Results of allocations (with successful applicants’ identification document numbers, where applicable) will be made available through a variety of channels as described in the section headed ‘‘How to Apply for Hong Kong Offer Shares and Employee Reserved Shares — 11. Publication of Results’’ in the Prospectus from Thursday, 20 June 2019.

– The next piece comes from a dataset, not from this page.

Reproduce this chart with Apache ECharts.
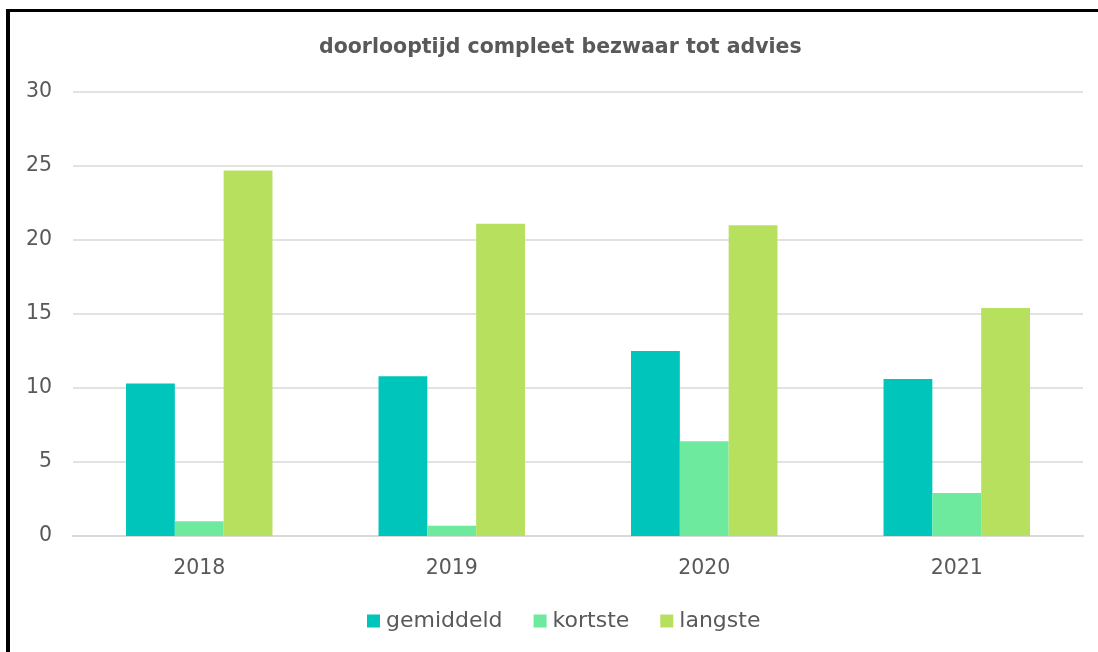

Share certificates will only become valid at 8:00 a.m. on Friday, 21 June 2019 provided that the Global Offering has become unconditional and the right of termination described in the section headed ‘‘Underwriting’’ in the Prospectus has not been exercised. Dealings in the Shares on the Stock Exchange are expected to commence at 9:00 a.m. on Friday, 21 June 2019. The Shares will be traded in board lots of 1,000 Shares. The Company will not issue temporary documents of title. No receipt will be issued for application monies paid. The stock code for the Shares is 1769.

By Order of the Board of Directors SCHOLAR EDUCATION GROUP CHEN QIYUAN Chairman

Hong Kong, 12 June 2019

As at the date of this announcement, our executive Directors are Mr. Chen Qiyuan, Mr. Chen Hongyu, Mr. Qi Mingzhi and Mr. Xu Chaoqiang, our non-executive Director is Mr. Shen Jing Wu and our independent non-executive Directors are Mr. Huang Victor, Dr. Liu Jianhua and Mr. Yang Xuezhi.

Please also refer to the published version of this announcement in South China Morning Post (in English) and Hong Kong Economic Times (in Chinese).